NASA already offered $1.85 million towards Native Hawaiian causes, a gesture that Native Hawaiians noted did not address the actual desecration of the mountain. The UHIFA has continually ignored the call of hundreds of Hawaiian citizens to halt further exploitation and development of Mauna Kea’s summit, and to assess cumulative damage to cultural and environmental resources before proceeding with future development.

But an undefined amount in scholorships? Should totally smooth things over.


Declaration on the Rights of Indigenous Peoples

Posted by kahea at Aug 06, 2008 04:42 PM |

From Evan:

The passage of the Declaration on the Rights of Indigenous Peoples (“Declaration”) late last year by the UN General Assembly was a historic and monumental step by the global community in recognizing the claims of all indigenous people. Native Hawaiians, the original and continuous inhabitants of the islands of Hawai`i, derive specific rights from the force of this international Declaration. Here are a few excerpts from the Declaration that our readers may find pertinent.

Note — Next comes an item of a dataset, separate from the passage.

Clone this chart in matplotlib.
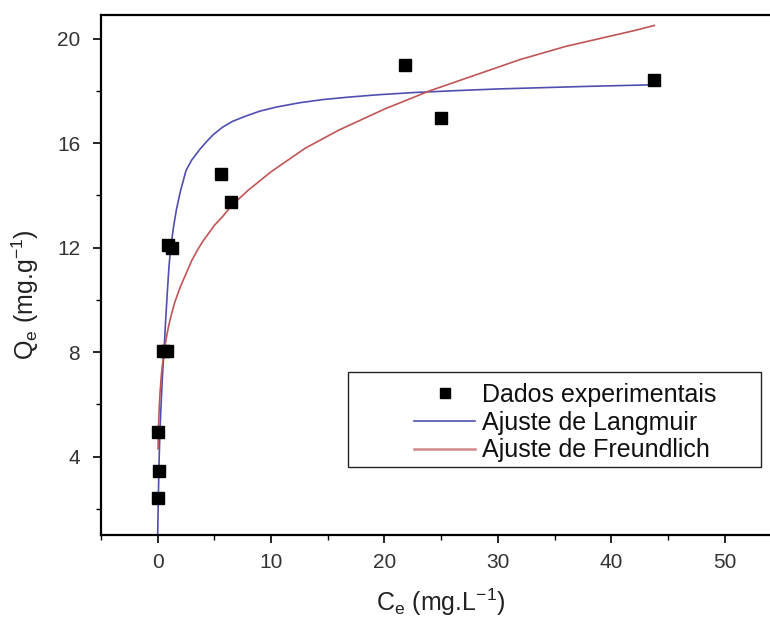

Article 1 of the Declaration mandates:
Indigenous people have the right to the full enjoyment, as a collective or as individuals, of all human rights and fundamental freedoms as recognized in the Charter of the United Nations, the Universal Declaration of Human Rights and international human rights law.

Article 26 of the Declaration mandates:
1. Indigenous peoples have the right to the lands, territories, and resources which they have traditionally owned, occupied or otherwise used or acquired.

2. Indigenous peoples have the right to own, use, develop, and control the lands, territories and resources that they possess by reason of traditional ownership or other traditional occupation or use, as well as those which they have otherwise acquired.

3. States shall give legal recognition and protection to these lands, territories and resources. Such recognition shall be conducted with due respect to the customs, traditions, and land tenure systems of the indigenous peoples concerned.

According to the United Nations Permanent Forum on Indigenous Issues, “the Declaration outlaws discrimination against indigenous peoples, promotes their full and effective participation in all matters that effect them, as well as their right to remain distinct and to pursue their own visions of economic and social development.” International Human Rights scholar and Native Hawaiian attorney Mililani Trask explained, “although it is not a binding treaty, it is a statement of intent and understanding intended to support and expand upon the body of international human rights law as it affects indigenous people.”

Although the Declaration passed the United Nations General Assembly by an overwhelming majority of 143 nations in favor, four against, and eleven abstentions, the United States along with Australia, Canada, and New Zealand, comprised the only four votes in opposition. Nonetheless, the United States is party to many international treaties that recognize the ability of groups to sustain their cultural identities including: the International Covenant on Civil and Political Rights (“ICCPR”), which the United States and 144 other nations have ratified, the International Convention on the Elimination of All Forms of Racial Discrimination (“ICEARD”), ratified by 155 nations including the United States, and the Charter of the Organization of American States (“OAS”), ratified by the United States and 34 other nations. Article VI, clause 2 of the U.S. Constitution mandates that treaties ratified by the United States are part of the supreme law of the land and thus, binding.